### GIVEN PROBLEM
Repeat the material below word for word and leave out all pictures.

Plotting code records
====================

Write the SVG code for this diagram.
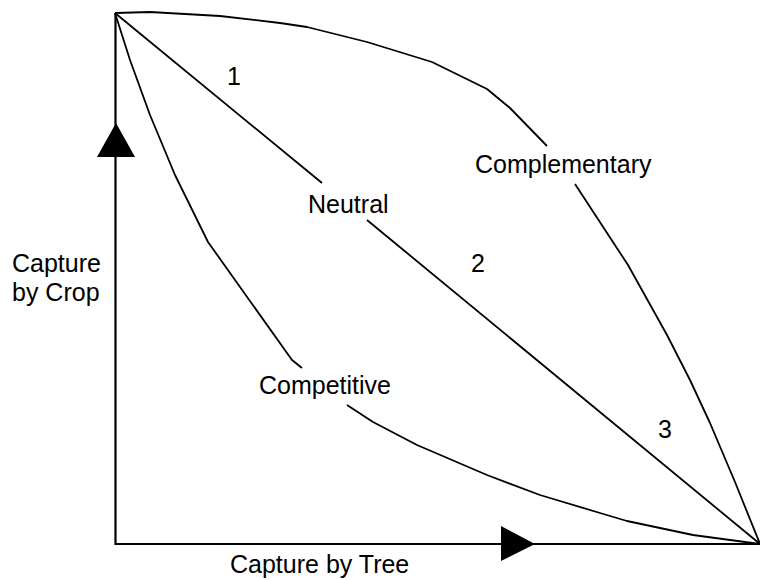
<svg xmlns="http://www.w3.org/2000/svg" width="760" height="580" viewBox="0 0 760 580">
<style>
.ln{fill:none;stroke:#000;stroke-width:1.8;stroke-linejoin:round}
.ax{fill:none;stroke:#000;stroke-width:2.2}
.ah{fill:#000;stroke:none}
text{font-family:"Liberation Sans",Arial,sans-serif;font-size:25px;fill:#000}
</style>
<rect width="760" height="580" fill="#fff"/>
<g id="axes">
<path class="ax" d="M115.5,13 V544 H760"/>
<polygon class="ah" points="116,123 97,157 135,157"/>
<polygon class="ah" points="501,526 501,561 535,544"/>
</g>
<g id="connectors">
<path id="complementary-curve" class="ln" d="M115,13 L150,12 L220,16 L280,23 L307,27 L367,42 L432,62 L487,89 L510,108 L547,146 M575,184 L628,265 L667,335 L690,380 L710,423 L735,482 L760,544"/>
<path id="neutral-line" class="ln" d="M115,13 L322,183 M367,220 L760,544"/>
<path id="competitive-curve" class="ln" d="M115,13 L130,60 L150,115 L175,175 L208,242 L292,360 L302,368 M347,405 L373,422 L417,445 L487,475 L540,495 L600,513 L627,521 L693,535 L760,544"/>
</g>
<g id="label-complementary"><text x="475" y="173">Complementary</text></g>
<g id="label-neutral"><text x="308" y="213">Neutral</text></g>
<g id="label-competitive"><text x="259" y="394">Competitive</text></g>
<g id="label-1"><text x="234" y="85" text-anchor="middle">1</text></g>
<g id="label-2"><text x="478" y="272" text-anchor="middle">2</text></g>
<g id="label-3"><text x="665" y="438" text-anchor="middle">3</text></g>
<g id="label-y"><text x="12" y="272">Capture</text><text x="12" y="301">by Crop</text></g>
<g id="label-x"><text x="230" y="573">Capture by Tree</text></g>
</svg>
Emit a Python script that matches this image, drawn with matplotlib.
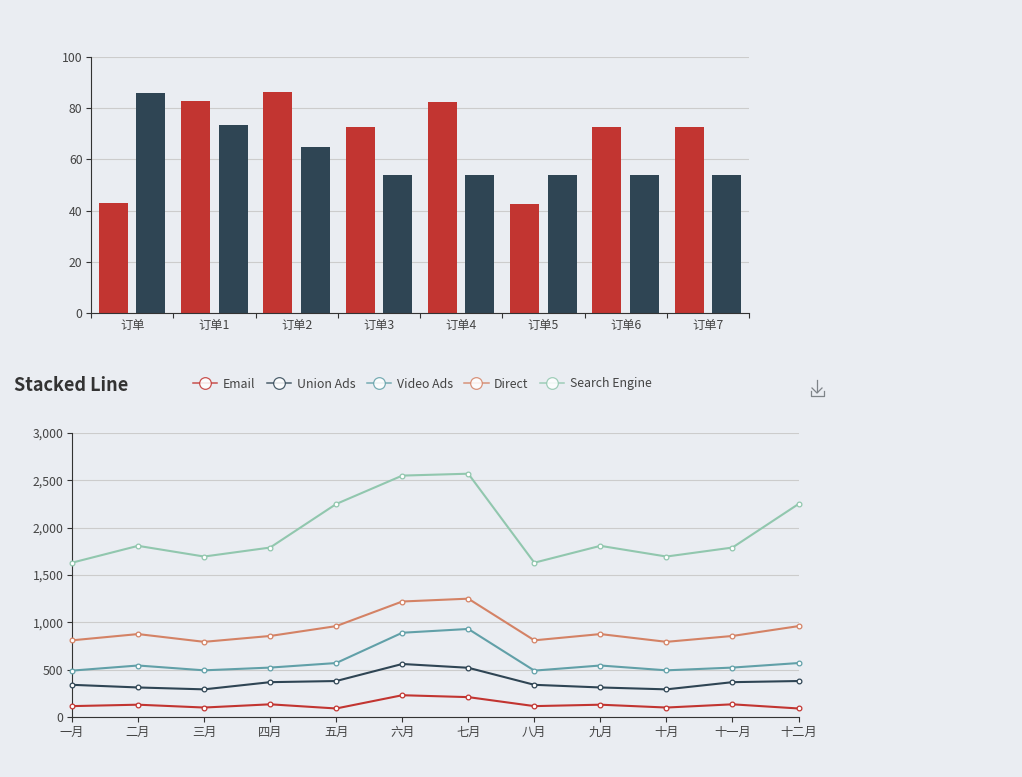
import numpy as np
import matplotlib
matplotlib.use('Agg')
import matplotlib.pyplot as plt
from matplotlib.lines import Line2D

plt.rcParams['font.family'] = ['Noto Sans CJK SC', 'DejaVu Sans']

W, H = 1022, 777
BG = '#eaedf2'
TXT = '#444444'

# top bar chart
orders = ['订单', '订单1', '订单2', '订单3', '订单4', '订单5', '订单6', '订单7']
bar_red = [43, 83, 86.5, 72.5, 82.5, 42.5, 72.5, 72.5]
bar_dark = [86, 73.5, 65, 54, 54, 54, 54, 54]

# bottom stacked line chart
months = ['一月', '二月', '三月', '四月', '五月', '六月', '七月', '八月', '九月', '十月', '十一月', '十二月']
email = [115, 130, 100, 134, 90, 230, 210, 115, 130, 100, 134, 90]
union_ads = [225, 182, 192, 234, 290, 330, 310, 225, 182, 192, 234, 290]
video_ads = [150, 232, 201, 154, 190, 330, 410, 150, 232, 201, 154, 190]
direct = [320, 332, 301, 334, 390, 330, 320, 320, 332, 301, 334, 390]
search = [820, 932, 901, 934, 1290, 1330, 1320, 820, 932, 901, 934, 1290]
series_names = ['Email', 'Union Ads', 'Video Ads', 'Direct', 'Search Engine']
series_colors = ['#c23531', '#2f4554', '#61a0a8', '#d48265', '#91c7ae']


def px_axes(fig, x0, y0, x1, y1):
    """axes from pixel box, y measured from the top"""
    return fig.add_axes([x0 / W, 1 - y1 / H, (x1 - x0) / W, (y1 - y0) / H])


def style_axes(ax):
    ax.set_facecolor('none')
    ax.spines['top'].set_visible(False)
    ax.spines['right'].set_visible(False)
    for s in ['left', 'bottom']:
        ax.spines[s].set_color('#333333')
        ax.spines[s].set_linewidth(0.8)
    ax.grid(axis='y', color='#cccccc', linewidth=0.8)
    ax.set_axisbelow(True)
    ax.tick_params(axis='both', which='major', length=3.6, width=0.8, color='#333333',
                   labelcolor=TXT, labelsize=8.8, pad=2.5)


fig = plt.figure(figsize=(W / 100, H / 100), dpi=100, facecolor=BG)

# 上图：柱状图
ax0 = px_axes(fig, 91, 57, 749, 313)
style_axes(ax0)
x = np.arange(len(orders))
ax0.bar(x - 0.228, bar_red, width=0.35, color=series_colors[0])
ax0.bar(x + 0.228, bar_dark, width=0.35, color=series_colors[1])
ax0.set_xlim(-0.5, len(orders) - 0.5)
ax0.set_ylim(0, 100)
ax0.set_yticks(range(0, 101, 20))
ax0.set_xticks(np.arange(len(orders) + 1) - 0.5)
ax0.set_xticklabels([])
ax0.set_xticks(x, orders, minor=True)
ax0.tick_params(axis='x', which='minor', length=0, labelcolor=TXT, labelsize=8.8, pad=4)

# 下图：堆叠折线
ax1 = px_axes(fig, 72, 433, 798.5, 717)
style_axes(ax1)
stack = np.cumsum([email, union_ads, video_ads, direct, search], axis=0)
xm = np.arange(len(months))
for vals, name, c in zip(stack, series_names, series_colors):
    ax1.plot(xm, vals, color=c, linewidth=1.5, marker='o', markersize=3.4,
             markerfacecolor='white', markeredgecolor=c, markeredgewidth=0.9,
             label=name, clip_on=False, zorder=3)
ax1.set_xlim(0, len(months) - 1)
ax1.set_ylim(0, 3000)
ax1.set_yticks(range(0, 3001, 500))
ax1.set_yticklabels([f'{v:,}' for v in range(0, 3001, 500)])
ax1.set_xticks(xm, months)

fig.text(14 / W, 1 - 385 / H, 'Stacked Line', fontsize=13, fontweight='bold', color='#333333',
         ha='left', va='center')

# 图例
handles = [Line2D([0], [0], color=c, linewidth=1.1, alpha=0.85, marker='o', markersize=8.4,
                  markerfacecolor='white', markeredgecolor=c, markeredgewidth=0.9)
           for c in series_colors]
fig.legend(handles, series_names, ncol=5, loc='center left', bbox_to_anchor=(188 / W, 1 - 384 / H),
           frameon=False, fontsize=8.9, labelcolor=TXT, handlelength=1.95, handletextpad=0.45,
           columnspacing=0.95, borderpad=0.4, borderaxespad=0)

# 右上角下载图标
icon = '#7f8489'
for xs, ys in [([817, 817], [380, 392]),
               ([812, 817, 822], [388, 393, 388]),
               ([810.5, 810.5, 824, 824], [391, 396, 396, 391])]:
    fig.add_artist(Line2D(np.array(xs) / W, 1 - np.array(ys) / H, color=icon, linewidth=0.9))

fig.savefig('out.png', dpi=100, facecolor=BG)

====================

### TASK OUTPUT
Write the SVG code for this diagram.
<svg xmlns="http://www.w3.org/2000/svg" width="760" height="580" viewBox="0 0 760 580">
<style>
.ln{fill:none;stroke:#000;stroke-width:1.8;stroke-linejoin:round}
.ax{fill:none;stroke:#000;stroke-width:2.2}
.ah{fill:#000;stroke:none}
text{font-family:"Liberation Sans",Arial,sans-serif;font-size:25px;fill:#000}
</style>
<rect width="760" height="580" fill="#fff"/>
<g id="axes">
<path class="ax" d="M115.5,13 V544 H760"/>
<polygon class="ah" points="116,123 97,157 135,157"/>
<polygon class="ah" points="501,526 501,561 535,544"/>
</g>
<g id="connectors">
<path id="complementary-curve" class="ln" d="M115,13 L150,12 L220,16 L280,23 L307,27 L367,42 L432,62 L487,89 L510,108 L547,146 M575,184 L628,265 L667,335 L690,380 L710,423 L735,482 L760,544"/>
<path id="neutral-line" class="ln" d="M115,13 L322,183 M367,220 L760,544"/>
<path id="competitive-curve" class="ln" d="M115,13 L130,60 L150,115 L175,175 L208,242 L292,360 L302,368 M347,405 L373,422 L417,445 L487,475 L540,495 L600,513 L627,521 L693,535 L760,544"/>
</g>
<g id="label-complementary"><text x="475" y="173">Complementary</text></g>
<g id="label-neutral"><text x="308" y="213">Neutral</text></g>
<g id="label-competitive"><text x="259" y="394">Competitive</text></g>
<g id="label-1"><text x="234" y="85" text-anchor="middle">1</text></g>
<g id="label-2"><text x="478" y="272" text-anchor="middle">2</text></g>
<g id="label-3"><text x="665" y="438" text-anchor="middle">3</text></g>
<g id="label-y"><text x="12" y="272">Capture</text><text x="12" y="301">by Crop</text></g>
<g id="label-x"><text x="230" y="573">Capture by Tree</text></g>
</svg>
Emit a Python script that matches this image, drawn with matplotlib.
import numpy as np
import matplotlib
matplotlib.use('Agg')
import matplotlib.pyplot as plt
from matplotlib.lines import Line2D

plt.rcParams['font.family'] = ['Noto Sans CJK SC', 'DejaVu Sans']

W, H = 1022, 777
BG = '#eaedf2'
TXT = '#444444'

# top bar chart
orders = ['订单', '订单1', '订单2', '订单3', '订单4', '订单5', '订单6', '订单7']
bar_red = [43, 83, 86.5, 72.5, 82.5, 42.5, 72.5, 72.5]
bar_dark = [86, 73.5, 65, 54, 54, 54, 54, 54]

# bottom stacked line chart
months = ['一月', '二月', '三月', '四月', '五月', '六月', '七月', '八月', '九月', '十月', '十一月', '十二月']
email = [115, 130, 100, 134, 90, 230, 210, 115, 130, 100, 134, 90]
union_ads = [225, 182, 192, 234, 290, 330, 310, 225, 182, 192, 234, 290]
video_ads = [150, 232, 201, 154, 190, 330, 410, 150, 232, 201, 154, 190]
direct = [320, 332, 301, 334, 390, 330, 320, 320, 332, 301, 334, 390]
search = [820, 932, 901, 934, 1290, 1330, 1320, 820, 932, 901, 934, 1290]
series_names = ['Email', 'Union Ads', 'Video Ads', 'Direct', 'Search Engine']
series_colors = ['#c23531', '#2f4554', '#61a0a8', '#d48265', '#91c7ae']


def px_axes(fig, x0, y0, x1, y1):
    """axes from pixel box, y measured from the top"""
    return fig.add_axes([x0 / W, 1 - y1 / H, (x1 - x0) / W, (y1 - y0) / H])


def style_axes(ax):
    ax.set_facecolor('none')
    ax.spines['top'].set_visible(False)
    ax.spines['right'].set_visible(False)
    for s in ['left', 'bottom']:
        ax.spines[s].set_color('#333333')
        ax.spines[s].set_linewidth(0.8)
    ax.grid(axis='y', color='#cccccc', linewidth=0.8)
    ax.set_axisbelow(True)
    ax.tick_params(axis='both', which='major', length=3.6, width=0.8, color='#333333',
                   labelcolor=TXT, labelsize=8.8, pad=2.5)


fig = plt.figure(figsize=(W / 100, H / 100), dpi=100, facecolor=BG)

# 上图：柱状图
ax0 = px_axes(fig, 91, 57, 749, 313)
style_axes(ax0)
x = np.arange(len(orders))
ax0.bar(x - 0.228, bar_red, width=0.35, color=series_colors[0])
ax0.bar(x + 0.228, bar_dark, width=0.35, color=series_colors[1])
ax0.set_xlim(-0.5, len(orders) - 0.5)
ax0.set_ylim(0, 100)
ax0.set_yticks(range(0, 101, 20))
ax0.set_xticks(np.arange(len(orders) + 1) - 0.5)
ax0.set_xticklabels([])
ax0.set_xticks(x, orders, minor=True)
ax0.tick_params(axis='x', which='minor', length=0, labelcolor=TXT, labelsize=8.8, pad=4)

# 下图：堆叠折线
ax1 = px_axes(fig, 72, 433, 798.5, 717)
style_axes(ax1)
stack = np.cumsum([email, union_ads, video_ads, direct, search], axis=0)
xm = np.arange(len(months))
for vals, name, c in zip(stack, series_names, series_colors):
    ax1.plot(xm, vals, color=c, linewidth=1.5, marker='o', markersize=3.4,
             markerfacecolor='white', markeredgecolor=c, markeredgewidth=0.9,
             label=name, clip_on=False, zorder=3)
ax1.set_xlim(0, len(months) - 1)
ax1.set_ylim(0, 3000)
ax1.set_yticks(range(0, 3001, 500))
ax1.set_yticklabels([f'{v:,}' for v in range(0, 3001, 500)])
ax1.set_xticks(xm, months)

fig.text(14 / W, 1 - 385 / H, 'Stacked Line', fontsize=13, fontweight='bold', color='#333333',
         ha='left', va='center')

# 图例
handles = [Line2D([0], [0], color=c, linewidth=1.1, alpha=0.85, marker='o', markersize=8.4,
                  markerfacecolor='white', markeredgecolor=c, markeredgewidth=0.9)
           for c in series_colors]
fig.legend(handles, series_names, ncol=5, loc='center left', bbox_to_anchor=(188 / W, 1 - 384 / H),
           frameon=False, fontsize=8.9, labelcolor=TXT, handlelength=1.95, handletextpad=0.45,
           columnspacing=0.95, borderpad=0.4, borderaxespad=0)

# 右上角下载图标
icon = '#7f8489'
for xs, ys in [([817, 817], [380, 392]),
               ([812, 817, 822], [388, 393, 388]),
               ([810.5, 810.5, 824, 824], [391, 396, 396, 391])]:
    fig.add_artist(Line2D(np.array(xs) / W, 1 - np.array(ys) / H, color=icon, linewidth=0.9))

fig.savefig('out.png', dpi=100, facecolor=BG)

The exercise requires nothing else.